→ What the task asks:
Word for word, transcribe the lines below and drop the pictures.

#####

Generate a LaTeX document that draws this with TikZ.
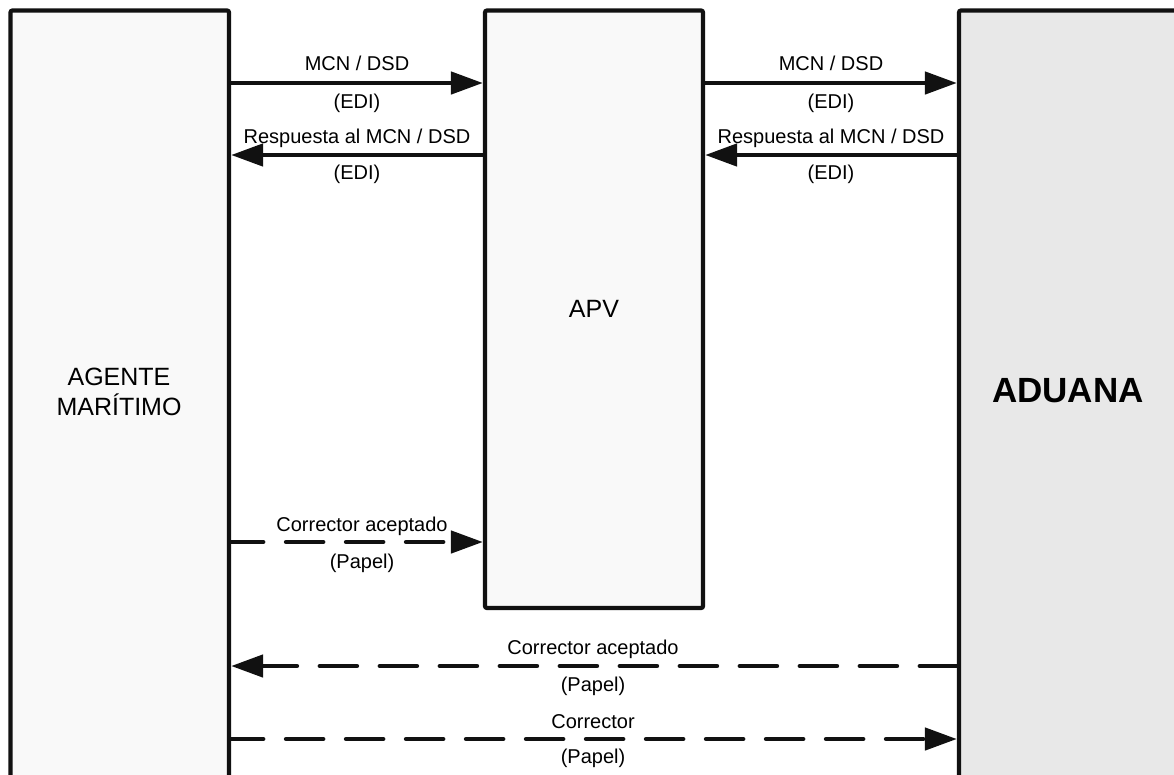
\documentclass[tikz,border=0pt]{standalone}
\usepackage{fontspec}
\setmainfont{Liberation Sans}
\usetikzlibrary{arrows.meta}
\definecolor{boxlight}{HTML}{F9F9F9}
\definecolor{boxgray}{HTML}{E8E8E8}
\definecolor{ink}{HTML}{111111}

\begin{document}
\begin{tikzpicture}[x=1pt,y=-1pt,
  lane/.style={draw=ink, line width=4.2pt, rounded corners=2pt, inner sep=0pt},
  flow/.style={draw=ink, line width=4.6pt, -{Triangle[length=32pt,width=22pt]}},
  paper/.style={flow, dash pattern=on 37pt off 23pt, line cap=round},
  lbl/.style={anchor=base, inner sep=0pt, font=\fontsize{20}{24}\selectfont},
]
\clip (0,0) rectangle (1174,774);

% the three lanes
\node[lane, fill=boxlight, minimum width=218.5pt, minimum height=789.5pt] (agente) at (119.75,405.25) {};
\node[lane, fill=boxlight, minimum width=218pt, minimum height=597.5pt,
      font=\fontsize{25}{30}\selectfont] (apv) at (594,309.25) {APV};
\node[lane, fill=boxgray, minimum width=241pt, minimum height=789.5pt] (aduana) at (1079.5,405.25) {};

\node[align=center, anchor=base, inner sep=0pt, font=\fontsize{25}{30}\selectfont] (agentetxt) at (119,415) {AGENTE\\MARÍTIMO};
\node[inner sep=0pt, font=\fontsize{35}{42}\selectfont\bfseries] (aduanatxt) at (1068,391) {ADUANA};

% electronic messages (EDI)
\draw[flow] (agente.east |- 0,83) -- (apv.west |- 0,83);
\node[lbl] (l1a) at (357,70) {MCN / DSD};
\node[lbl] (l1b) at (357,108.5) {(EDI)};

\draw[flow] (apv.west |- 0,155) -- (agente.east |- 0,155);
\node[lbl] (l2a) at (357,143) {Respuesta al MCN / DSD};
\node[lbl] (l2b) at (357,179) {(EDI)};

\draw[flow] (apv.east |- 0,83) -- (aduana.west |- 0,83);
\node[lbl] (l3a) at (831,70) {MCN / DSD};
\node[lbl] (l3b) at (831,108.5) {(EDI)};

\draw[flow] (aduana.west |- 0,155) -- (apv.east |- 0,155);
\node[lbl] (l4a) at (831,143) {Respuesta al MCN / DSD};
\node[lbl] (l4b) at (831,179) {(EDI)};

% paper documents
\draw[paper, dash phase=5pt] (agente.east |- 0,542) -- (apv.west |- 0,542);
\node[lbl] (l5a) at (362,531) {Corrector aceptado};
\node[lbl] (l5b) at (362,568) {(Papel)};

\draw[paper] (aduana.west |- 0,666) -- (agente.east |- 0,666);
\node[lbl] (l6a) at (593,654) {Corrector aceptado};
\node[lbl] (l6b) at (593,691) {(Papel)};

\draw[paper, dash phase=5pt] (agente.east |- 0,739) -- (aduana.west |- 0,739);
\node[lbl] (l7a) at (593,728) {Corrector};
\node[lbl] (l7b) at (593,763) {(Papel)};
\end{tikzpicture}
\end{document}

#####

→ The response:
Generate a LaTeX document that draws this with TikZ.
\documentclass[tikz,border=0pt]{standalone}
\usepackage{fontspec}
\setmainfont{Liberation Sans}
\usetikzlibrary{arrows.meta}
\definecolor{boxlight}{HTML}{F9F9F9}
\definecolor{boxgray}{HTML}{E8E8E8}
\definecolor{ink}{HTML}{111111}

\begin{document}
\begin{tikzpicture}[x=1pt,y=-1pt,
  lane/.style={draw=ink, line width=4.2pt, rounded corners=2pt, inner sep=0pt},
  flow/.style={draw=ink, line width=4.6pt, -{Triangle[length=32pt,width=22pt]}},
  paper/.style={flow, dash pattern=on 37pt off 23pt, line cap=round},
  lbl/.style={anchor=base, inner sep=0pt, font=\fontsize{20}{24}\selectfont},
]
\clip (0,0) rectangle (1174,774);

% the three lanes
\node[lane, fill=boxlight, minimum width=218.5pt, minimum height=789.5pt] (agente) at (119.75,405.25) {};
\node[lane, fill=boxlight, minimum width=218pt, minimum height=597.5pt,
      font=\fontsize{25}{30}\selectfont] (apv) at (594,309.25) {APV};
\node[lane, fill=boxgray, minimum width=241pt, minimum height=789.5pt] (aduana) at (1079.5,405.25) {};

\node[align=center, anchor=base, inner sep=0pt, font=\fontsize{25}{30}\selectfont] (agentetxt) at (119,415) {AGENTE\\MARÍTIMO};
\node[inner sep=0pt, font=\fontsize{35}{42}\selectfont\bfseries] (aduanatxt) at (1068,391) {ADUANA};

% electronic messages (EDI)
\draw[flow] (agente.east |- 0,83) -- (apv.west |- 0,83);
\node[lbl] (l1a) at (357,70) {MCN / DSD};
\node[lbl] (l1b) at (357,108.5) {(EDI)};

\draw[flow] (apv.west |- 0,155) -- (agente.east |- 0,155);
\node[lbl] (l2a) at (357,143) {Respuesta al MCN / DSD};
\node[lbl] (l2b) at (357,179) {(EDI)};

\draw[flow] (apv.east |- 0,83) -- (aduana.west |- 0,83);
\node[lbl] (l3a) at (831,70) {MCN / DSD};
\node[lbl] (l3b) at (831,108.5) {(EDI)};

\draw[flow] (aduana.west |- 0,155) -- (apv.east |- 0,155);
\node[lbl] (l4a) at (831,143) {Respuesta al MCN / DSD};
\node[lbl] (l4b) at (831,179) {(EDI)};

% paper documents
\draw[paper, dash phase=5pt] (agente.east |- 0,542) -- (apv.west |- 0,542);
\node[lbl] (l5a) at (362,531) {Corrector aceptado};
\node[lbl] (l5b) at (362,568) {(Papel)};

\draw[paper] (aduana.west |- 0,666) -- (agente.east |- 0,666);
\node[lbl] (l6a) at (593,654) {Corrector aceptado};
\node[lbl] (l6b) at (593,691) {(Papel)};

\draw[paper, dash phase=5pt] (agente.east |- 0,739) -- (aduana.west |- 0,739);
\node[lbl] (l7a) at (593,728) {Corrector};
\node[lbl] (l7b) at (593,763) {(Papel)};
\end{tikzpicture}
\end{document}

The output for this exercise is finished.